Magnifiez avec moi le Seigneur, exaltons tous ensemble son nom. Je cherche le Seigneur, il me répond : de toutes mes frayeurs, il me délivre.
Qui regarde vers lui resplendira, sans ombre ni trouble au visage. Un pauvre crie ; le Seigneur entend : il le sauve de toutes ses angoisses.
Évangile
Alléluia. Alléluia. Heureux les pauvres de cœur, car le royaume des Cieux est à eux ! Alléluia.
En ce temps-là, Jésus disait à ses disciples : « Ne vous faites pas de trésors sur la terre, là où les mites et les vers les dévorent, où les voleurs percent les murs pour voler. Mais faites-vous des trésors dans le ciel, là où il n’y a pas de mites ni de vers qui dévorent, pas de voleurs qui percent les murs pour voler. Car là où est ton trésor, là aussi sera ton cœur.
La lampe du corps, c’est l’œil. Donc, si ton œil est limpide, ton corps tout entier sera dans la lumière ; mais si ton œil est mauvais, ton corps tout entier sera dans les ténèbres. Si donc la lumière qui est en toi est ténèbres, comme elles seront grandes, les ténèbres ! »
Méditer avec les carmes
L’œil, c’est la lampe du corps.
C’est pour nous comme une fenêtre ouverte sur le réel, sur le monde des choses et des personnes. Par l’œil nous arrivent la lumière et les connaissances qui nous permettent de situer les choses, de comprendre et de deviner les humains et leurs sentiments. Grâce à l’œil nous sommes en mesure de nous orienter, d’agir, de nous mouvoir pour agir.
Voir, juger, agir... Pour bien agir, il faut pouvoir juger ; pour bien juger il faut voir.
Jésus ajouterait : il faut bien voir, et donc que l’œil soit sain (littéralement : « simple », haplous), c’est-à-dire qu’il nous fournisse, des choses et des gens, une image vraie, une image claire.
Tout comme nous avons, pour la vie matérielle, deux yeux du corps, que nous protégeons instinctivement, nous disposons, pour vivre avec Dieu et avec notre prochain, d’une vision spirituelle, d’une fenêtre du cœur ouverte sur le monde de Dieu et le monde des frères. C’est elle qui nous éclaire lorsque nous tâtonnons dans le monde pour y rencontrer autrui et pour y accomplir la volonté de Dieu.

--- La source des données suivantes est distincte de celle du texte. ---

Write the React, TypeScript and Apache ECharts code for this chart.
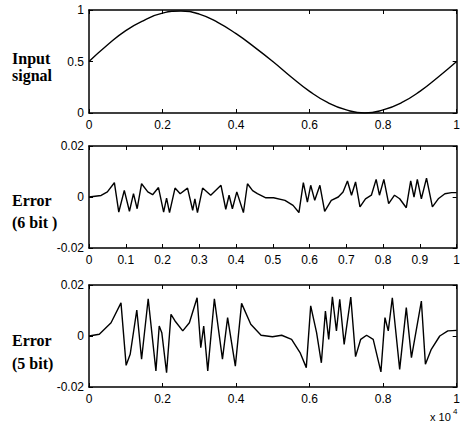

Si ton œil est malade, dit Jésus, ton être (corps) tout entier se trouve dans les ténèbres. Si donc la lumière qui est en toi devient ténèbres, quelles ténèbres ! Si la lumière intérieure qui t’est donnée pour comprendre et aimer est éteinte en toi, si ton jugement d’homme et de chrétien reste flou et dans la pénombre, si tu ne cherches jamais à relire ta vie et tes choix, si tu n’as plus de fenêtre ouverte sur le monde de Dieu et sur les réflexes du Christ,
comme tu vas tâtonner, achopper, te heurter aux personnes et te blesser sur les choses ! Quelles ténèbres dans ta vie, quelle tristesse dans ton cœur, quel gâchis dans ton action, quelles illusions dans ton amour !

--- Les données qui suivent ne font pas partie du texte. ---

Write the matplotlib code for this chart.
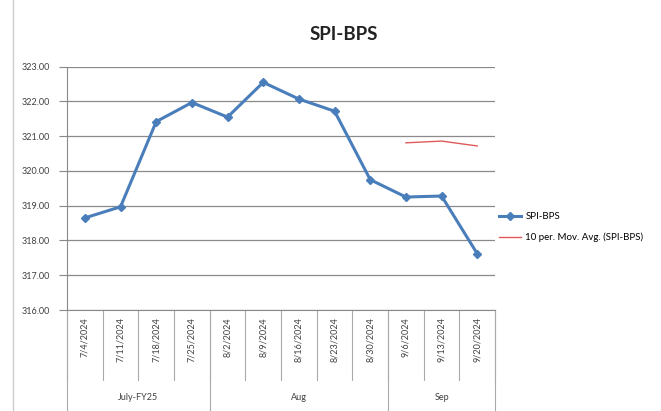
"""SPI-BPS weekly values with a 10-period moving average, Excel-style."""
import matplotlib
matplotlib.use("Agg")
import matplotlib.pyplot as plt
from matplotlib.lines import Line2D

DATES = ["7/4/2024", "7/11/2024", "7/18/2024", "7/25/2024", "8/2/2024",
         "8/9/2024", "8/16/2024", "8/23/2024", "8/30/2024", "9/6/2024",
         "9/13/2024", "9/20/2024"]
SPI_BPS = [318.65, 318.97, 321.42, 321.97, 321.55, 322.55, 322.07, 321.72,
           319.75, 319.25, 319.28, 317.62]
MOV_AVG = [None] * 9 + [320.81, 320.86, 320.72]
GROUPS = ["July-FY25", "Aug", "Sep"]
GROUP_SIZES = [4, 5, 3]
Y_TICKS = [316, 317, 318, 319, 320, 321, 322, 323]

plt.rcParams["font.family"] = ["Lato", "DejaVu Sans"]


def main():
    fig = plt.figure(figsize=(6.61, 4.11), dpi=100)
    ax = fig.add_axes([0.1014, 0.2457, 0.6476, 0.592])

    x = list(range(len(DATES)))
    ax.plot(x, SPI_BPS, color="#4A7EBB", lw=2.2, marker="D", ms=4.5,
            label="SPI-BPS", zorder=3)
    ma_x = [i for i, v in zip(x, MOV_AVG) if v is not None]
    ma_y = [v for v in MOV_AVG if v is not None]
    ax.plot(ma_x, ma_y, color="#E05A5A", lw=1.0,
            label="10 per. Mov. Avg. (SPI-BPS)", zorder=2)

    ax.set_xlim(-0.5, len(DATES) - 0.5)
    ax.set_ylim(316, 323)
    ax.set_yticks(Y_TICKS)
    ax.set_yticklabels([f"{v:.2f}" for v in Y_TICKS], fontsize=6.5,
                       color="#404040")
    ax.tick_params(axis="y", length=6, color="#888888", pad=6)
    ax.yaxis.grid(True, color="#8a8a8a", lw=0.9)
    ax.set_axisbelow(True)
    ax.set_xticks([])
    for side in ["top", "right"]:
        ax.spines[side].set_visible(False)
    ax.spines["bottom"].set_color("#8a8a8a")
    ax.spines["left"].set_color("#8a8a8a")

    # multi-level category axis
    tr = ax.get_xaxis_transform()
    for i, d in enumerate(DATES):
        ax.text(i, -0.03, d, transform=tr, rotation=90, ha="center",
                va="top", fontsize=6.5, color="#404040")
    for b in range(len(DATES) + 1):
        ax.plot([b - 0.5, b - 0.5], [0, -0.288], transform=tr,
                color="#aaaaaa", lw=0.8, clip_on=False)
    start = 0
    for g, n in zip(GROUPS, GROUP_SIZES):
        mid = start + (n - 1) / 2
        ax.text(mid, -0.36, g, transform=tr, ha="center", va="center",
                fontsize=6.5, color="#404040")
        ax.plot([start - 0.5, start - 0.5], [0, -0.5], transform=tr,
                color="#aaaaaa", lw=0.8, clip_on=False)
        start += n
    ax.plot([start - 0.5, start - 0.5], [0, -0.5], transform=tr,
            color="#aaaaaa", lw=0.8, clip_on=False)

    fig.text(0.52, 0.915, "SPI-BPS", ha="center", va="center",
             fontsize=13.5, fontweight="bold", color="#222222")
    fig.legend(loc="upper left", bbox_to_anchor=(0.742, 0.505), frameon=False,
               fontsize=7.0, handlelength=2.2, handletextpad=0.5,
               labelspacing=1.2)
    fig.add_artist(Line2D([0.019, 0.019], [0, 1], color="#cccccc", lw=1))

    fig.savefig("out.png", dpi=100)


if __name__ == "__main__":
    main()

Heureusement, quand la vie ou le péché nous ont aveuglés, l’Esprit nous est donné « pour connaître les dons que Dieu nous a faits », l’Esprit de la vérité, qui scrute les profondeurs de Dieu et nos propres profondeurs, l’Esprit de l’adoption qui nous rend libres dans la maison du Père et qui rend lumineuse en nous la parole de Jésus ; le Christ Sauveur est là pour guérir nos yeux et pour nous redonner un regard.
« Je suis la lumière du monde, disait Jésus ; celui qui me suit ne marchera pas dans les ténèbres, mais il aura la lumière de la vie ».